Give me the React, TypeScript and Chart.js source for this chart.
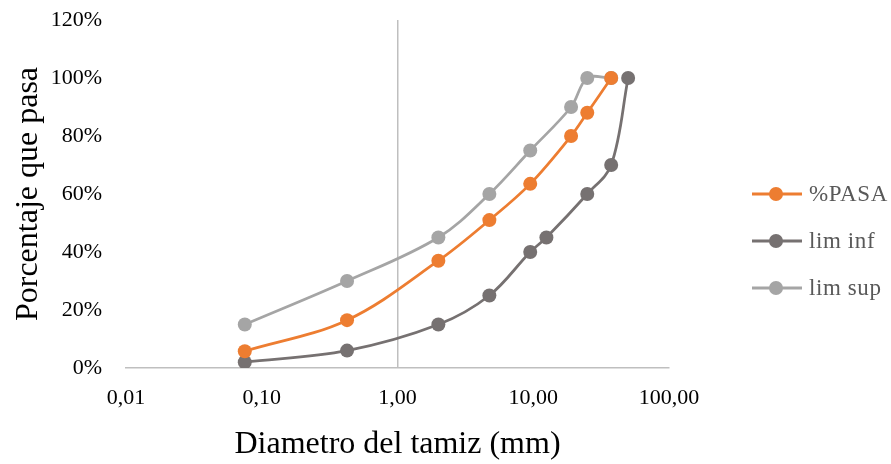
import { useEffect, useRef } from "react";
import { Chart, registerables } from "chart.js";

Chart.register(...registerables);

const seriesNames = ["%PASA", "lim inf", "lim sup"];
const seriesColors = ["#ED7D31", "#767171", "#A5A5A5"];

const pasaDiam = [0.075, 0.425, 2, 4.75, 9.5, 19, 25, 37.5];
const pasaPct = [5.8, 16.5, 37, 51, 63.5, 80, 88, 100];

const infDiam = [0.075, 0.425, 2, 4.75, 9.5, 12.5, 25, 37.5, 50];
const infPct = [2, 6, 15, 25, 40, 45, 60, 70, 100];

const supDiam = [0.075, 0.425, 2, 4.75, 9.5, 19, 25, 37.5];
const supPct = [15, 30, 45, 60, 75, 90, 100, 100];

const xTickValues = [0.01, 0.1, 1, 10, 100];
const yTickValues = [0, 20, 40, 60, 80, 100, 120];

const xTitle = "Diametro del tamiz (mm)";
const yTitle = "Porcentaje que pasa";

const FONT = "'Liberation Serif', 'Times New Roman', serif";

const legendPlugin = {
  id: "customLegend",
  afterDraw(chart: any) {
    const ctx = chart.ctx;
    const ca = chart.chartArea;
    chart.data.datasets.forEach((ds: any, i: number) => {
      const y = ca.top + 174 + i * 47;
      const x0 = ca.right + 83;
      ctx.save();
      ctx.strokeStyle = ds.borderColor;
      ctx.lineWidth = 3;
      ctx.beginPath();
      ctx.moveTo(x0, y);
      ctx.lineTo(x0 + 50, y);
      ctx.stroke();
      ctx.fillStyle = ds.borderColor;
      ctx.beginPath();
      ctx.arc(x0 + 24, y, 7, 0, Math.PI * 2);
      ctx.fill();
      ctx.fillStyle = "#595959";
      ctx.font = `23px ${FONT}`;
      try {
        (ctx as any).letterSpacing = "0.6px";
      } catch (e) {}
      ctx.textBaseline = "middle";
      ctx.textAlign = "left";
      ctx.fillText(ds.label, x0 + 57, y + 1);
      ctx.restore();
    });
  },
};

function toPoints(xs: number[], ys: number[]) {
  return xs.map((x, i) => ({ x, y: ys[i] }));
}

export default function App() {
  const ref = useRef<HTMLCanvasElement | null>(null);

  useEffect(() => {
    document.body.style.margin = "0";
    const canvas = ref.current;
    if (!canvas) return;
    const mk = (i: number, xs: number[], ys: number[]) => ({
      label: seriesNames[i],
      data: toPoints(xs, ys),
      borderColor: seriesColors[i],
      backgroundColor: seriesColors[i],
      pointBackgroundColor: seriesColors[i],
      pointBorderColor: seriesColors[i],
      borderWidth: 2.75,
      pointRadius: 7,
      pointBorderWidth: 0,
      tension: 0.35,
      fill: false,
    });
    const chart = new Chart(canvas, {
      type: "line",
      data: {
        datasets: [
          mk(0, pasaDiam, pasaPct),
          mk(1, infDiam, infPct),
          mk(2, supDiam, supPct),
        ],
      },
      plugins: [legendPlugin],
      options: {
        responsive: false,
        animation: false,
        layout: { padding: { left: 0, top: 20, right: 222, bottom: 0 } },
        plugins: {
          legend: { display: false },
          tooltip: { enabled: false },
        },
        scales: {
          x: {
            type: "logarithmic",
            min: 0.01,
            max: 100,
            afterBuildTicks: (axis: any) => {
              axis.ticks = xTickValues.map((v) => ({ value: v }));
            },
            afterFit: (axis: any) => {
              axis.height = 96;
            },
            grid: {
              drawTicks: false,
              lineWidth: 1.5,
              color: (c: any) =>
                c.tick && Math.abs(c.tick.value - 1) < 1e-9 ? "#BFBFBF" : "rgba(0,0,0,0)",
            },
            border: { display: true, color: "#BFBFBF", width: 1.5 },
            ticks: {
              autoSkip: false,
              maxRotation: 0,
              padding: 17,
              color: "#000",
              font: { family: FONT, size: 22 },
              callback: (v: any) => Number(v).toFixed(2).replace(".", ","),
            },
            title: {
              display: true,
              text: xTitle,
              color: "#000",
              font: { family: FONT, size: 32 },
              padding: { top: 21, bottom: 0 },
            },
          },
          y: {
            type: "linear",
            min: 0,
            max: 120,
            afterBuildTicks: (axis: any) => {
              axis.ticks = yTickValues.map((v) => ({ value: v }));
            },
            afterFit: (axis: any) => {
              axis.width = 126;
              axis.paddingTop = 0;
              axis.paddingBottom = 0;
            },
            grid: { display: false, drawTicks: false },
            border: { display: false },
            ticks: {
              padding: 24,
              color: "#000",
              font: { family: FONT, size: 22 },
              callback: (v: any) => `${v}%`,
            },
            title: {
              display: true,
              text: yTitle,
              color: "#000",
              font: { family: FONT, size: 32 },
              padding: { top: 9, bottom: 0 },
            },
          },
        },
      },
    });
    return () => chart.destroy();
  }, []);

  return (
    <div style={{ width: 891, height: 464 }}>
      <canvas ref={ref} width={891} height={464} style={{ display: "block" }} />
    </div>
  );
}
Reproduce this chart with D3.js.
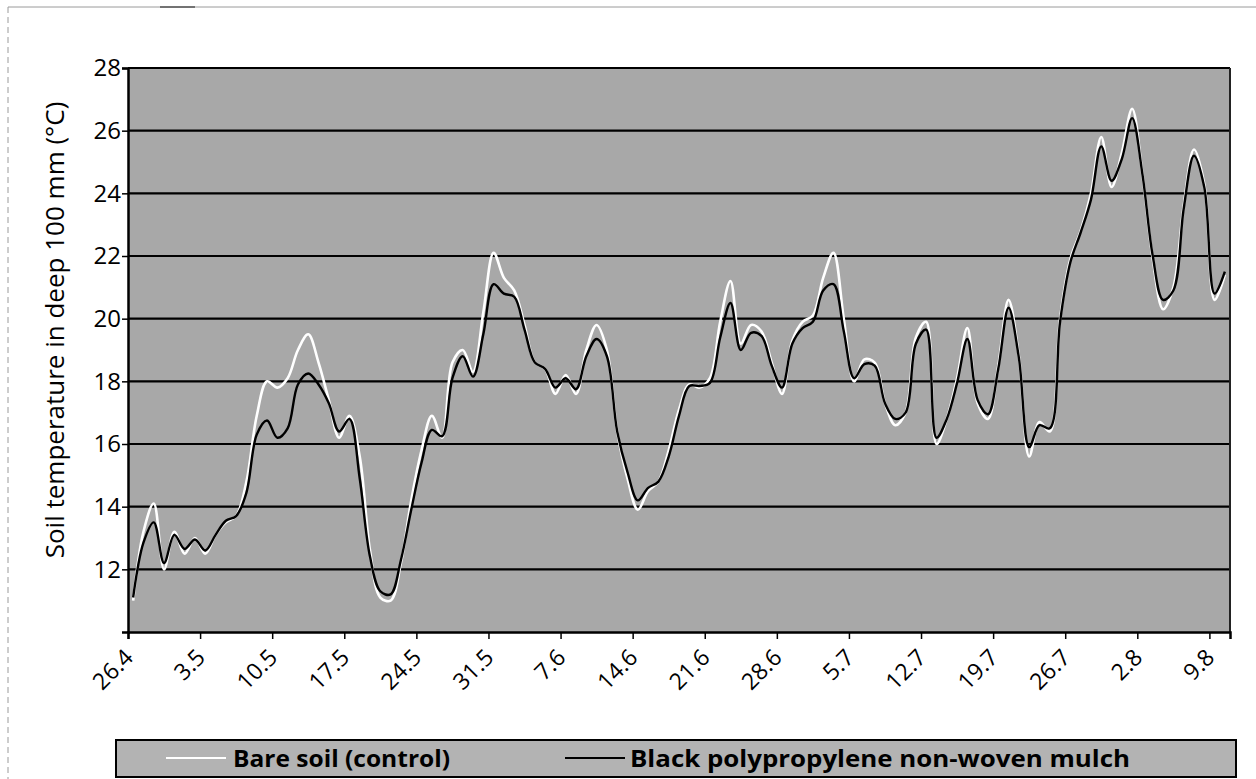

+++++

■ Problem details:
Begin with the first line of the entries above and write out each line exactly, ending with the line containing "Serif', 'Times New". Leave out pictures.

■ In response:
Give me the React, TypeScript and Chart.js source for this chart.
import { useEffect, useRef } from "react";
import { Chart, registerables } from "chart.js";

Chart.register(...registerables);

const seriesNames = ["%PASA", "lim inf", "lim sup"];
const seriesColors = ["#ED7D31", "#767171", "#A5A5A5"];

const pasaDiam = [0.075, 0.425, 2, 4.75, 9.5, 19, 25, 37.5];
const pasaPct = [5.8, 16.5, 37, 51, 63.5, 80, 88, 100];

const infDiam = [0.075, 0.425, 2, 4.75, 9.5, 12.5, 25, 37.5, 50];
const infPct = [2, 6, 15, 25, 40, 45, 60, 70, 100];

const supDiam = [0.075, 0.425, 2, 4.75, 9.5, 19, 25, 37.5];
const supPct = [15, 30, 45, 60, 75, 90, 100, 100];

const xTickValues = [0.01, 0.1, 1, 10, 100];
const yTickValues = [0, 20, 40, 60, 80, 100, 120];

const xTitle = "Diametro del tamiz (mm)";
const yTitle = "Porcentaje que pasa";

const FONT = "'Liberation Serif', 'Times New Roman', serif";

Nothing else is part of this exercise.